The linking of right-hand movement and the brain’s visual region would have been more striking had that connection also been shown through atrophy network mapping, Fox said. But “their genius was in taking a new technique and applying it to a very interesting problem, which is emerging creativity in the setting of brain disease,” he said.

Could this shift how we diagnose neurodegeneration?

This was the largest study of FTD patients with visual artistic creativity, but it was still small. The researchers hope a larger group in a future study could reveal the importance of additional brain regions and possibly explain why more patients with FTD don’t become visual artists — something Miller is still curious about. “There are probably a lot of factors, including the way we’re wired to begin with,” he said.

The environment also could play an important role. “Some people get introduced to art in a serendipitous way,” Miller said. Other patients may not have been introduced to art, he said, or were but do not have the materials or tools available to express that creativity.

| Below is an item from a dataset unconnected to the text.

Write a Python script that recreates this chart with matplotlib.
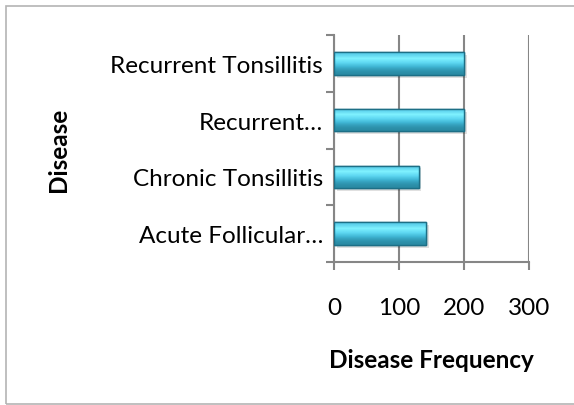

“I would love to see if these results can be replicated in another cohort, in other countries, other cultures,” Gutiérrez Zúñiga said. “And see if this is something that can be a cross-cultural phenomena.”

This work also showed that in the face of neurons dying in some regions of the brain, other regions can increase in activity and change — a process called plasticity.

Plasticity is intriguing, Friedberg said, because learning more about brain regions that thrive in the face of disease could open up the possibility for new therapeutic treatment options.